Notes to Self: Mongo Aggregate Pipeline Sorting Redux
A better solution to the lack of NULL LAST sorting in Mongo.
Photo by Martin Adams on Unsplash
In my previous post on this
subject
I described a way to use multiple Mongo queries, followed by Python’s
itertools.chain() to do NULL LAST sorting in Mongo (which isn’t a thing
that exists as a feature of the DB).
However, I knew that this wasn’t an optimum solution. Partly because it’s doing multiple queries, but mostly because it means that doing things like pagination are really complicated thereafter.

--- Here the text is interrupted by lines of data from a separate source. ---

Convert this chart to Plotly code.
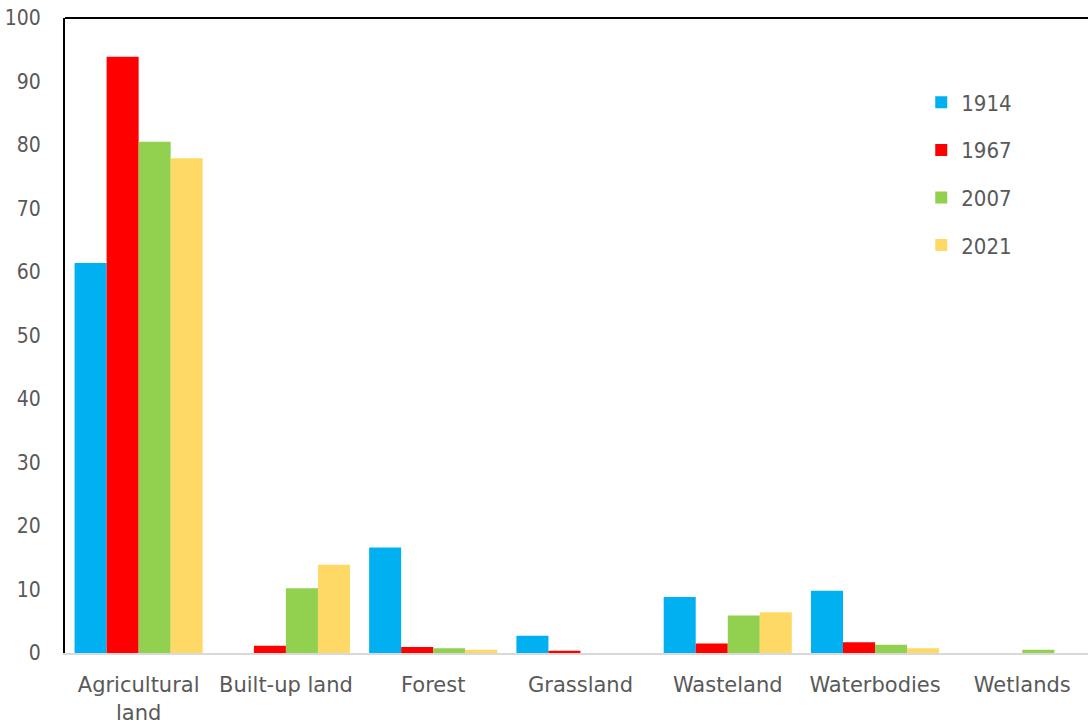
import plotly.graph_objects as go

categories = ["Agricultural<br>land", "Built-up land", "Forest", "Grassland",
              "Wasteland", "Waterbodies", "Wetlands"]
years = ["1914", "1967", "2007", "2021"]
values_1914 = [61.4, 0, 16.6, 2.7, 8.8, 9.8, 0]
values_1967 = [93.9, 1.15, 0.95, 0.35, 1.5, 1.7, 0]
values_2007 = [80.5, 10.2, 0.75, 0, 5.9, 1.3, 0.5]
values_2021 = [77.9, 13.9, 0.5, 0, 6.4, 0.75, 0]
colors = ["#00B0F0", "#FF0000", "#92D050", "#FFD966"]

series = [values_1914, values_1967, values_2007, values_2021]
text_color = "#595959"
condensed = "DejaVu Sans Condensed, DejaVu Sans, sans-serif"
regular = "DejaVu Sans, sans-serif"

fig = go.Figure()
for name, vals, col in zip(years, series, colors):
    fig.add_trace(go.Bar(
        x=categories, y=vals, name=name, legendgroup=name,
        marker=dict(color=col, line=dict(width=0)),
    ))

fig.update_layout(
    width=1088, height=723,
    margin=dict(l=65, r=0, t=18, b=70, autoexpand=False),
    paper_bgcolor="white", plot_bgcolor="white",
    barmode="group", bargap=0.13, bargroupgap=0,
    font=dict(family=condensed, size=20, color=text_color),
    showlegend=True,
    legend=dict(
        x=0.837, y=0.90, xanchor="left", yanchor="top",
        bgcolor="rgba(0,0,0,0)", tracegroupgap=16,
        font=dict(family=condensed, size=22, color=text_color),
        itemwidth=30,
    ),
    xaxis=dict(
        range=[-0.5, 6.446], showgrid=False, zeroline=False,
        showline=True, linecolor="#D9D9D9", linewidth=2,
        ticks="", ticklabelstandoff=12, automargin=False,
        tickfont=dict(family=regular, size=21, color=text_color),
    ),
    yaxis=dict(
        range=[0, 100], dtick=10, showgrid=False, zeroline=False,
        showline=True, linecolor="black", linewidth=2,
        ticks="", ticklabelstandoff=18, automargin=False,
        tickfont=dict(family=condensed, size=21, color=text_color),
    ),
)

# black border along the top of the plotting area
fig.add_shape(type="line", xref="paper", yref="paper",
              x0=0, x1=1, y0=1, y1=1,
              line=dict(color="black", width=2))

fig.write_html("out.html")
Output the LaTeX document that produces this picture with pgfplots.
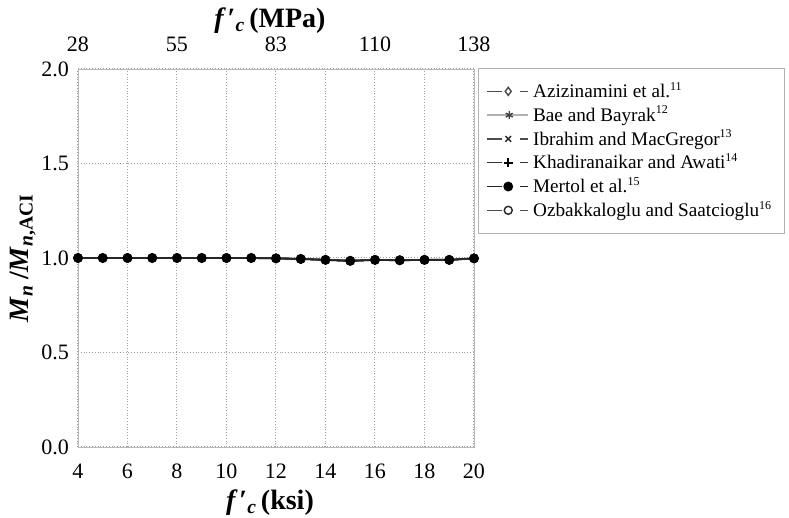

… but there is a better way.
Listen to people who’ve been there before
As it turns out, I’m currently working for a client whose principal Product
Owner was a SQL DB admin in a past life. Discussing this with him, I
complained about the lack of NULL LAST sorting in Mongo, and he, having
worked in a world where NULL LAST wasn’t a thing, came up with this rather
elegant solution:
Instead of fetching all the nulls, and then all the not nulls, then sorting
the not-nulls, then returning the data with nulls last, you can do the
equivalent of COALESCE-ing the nulls to some sane-but-guaranteed-to-be-last
value (which obviously depends on the datatype of the field being sorted-upon)
and then sort by the sort field.
The solution in practice
Previously, we defined the following data model (in MongoEngine syntax):
class BlogTag(Document):
title = StringField(required=True)
slug = StringField(required=True)
hidden = BooleanField()
class BlogPost(Document):
title = StringField(required=True)
body = StringField(required=True)
tags = ListField(ReferenceField(BlogTag))
draft = BooleanField()
We wanted to sort by the number of tags on a BlogPost, with posts with
a null tag count (because they’re drafts and therefore don’t count) always
last.
We can’t use $ifNull here (normally, we would), because it doesn’t really
apply. The tag count being null is a function of the draft flag. Instead
we use $switch in the $addFields pipeline. We can drop the $match block
since we no longer want to return only the non-draft posts.
pipeline = [
{
"$addFields": {
"tag_count": {
"$switch": {
"branches": [
{
"case": {"$ne": ["draft", false]},
"then": null_value,
}
],
"default": {
"$size": {
"$filter": {
"input": "$tags",
"as": "tag",
"cond": {"$not": ["$$tag.hidden"]},
}
}
},
},
}
},
},
{"$sort": {"tag_count": 1 if order == "asc" else -1}},
];
null_value here is any value which can reasonably replace a null so that
the value will be last in a sorted set. This takes a different value depending
on whether we’re sorting ASC or DESC. If we’re sorting by ascending tag
count, this would be a large number - 99999999 or such. On the flip side,
when sorting by descending tag count we could set null_value to -1.
Summary
There’s nearly always a better way to skin the cat that you’re trying to skin.
Whilst this method adds some complexity to the pipeline (not much, but some),
it reduces complication from the calling code. And as the Zen of Python tells
us: Complex is better than complicated.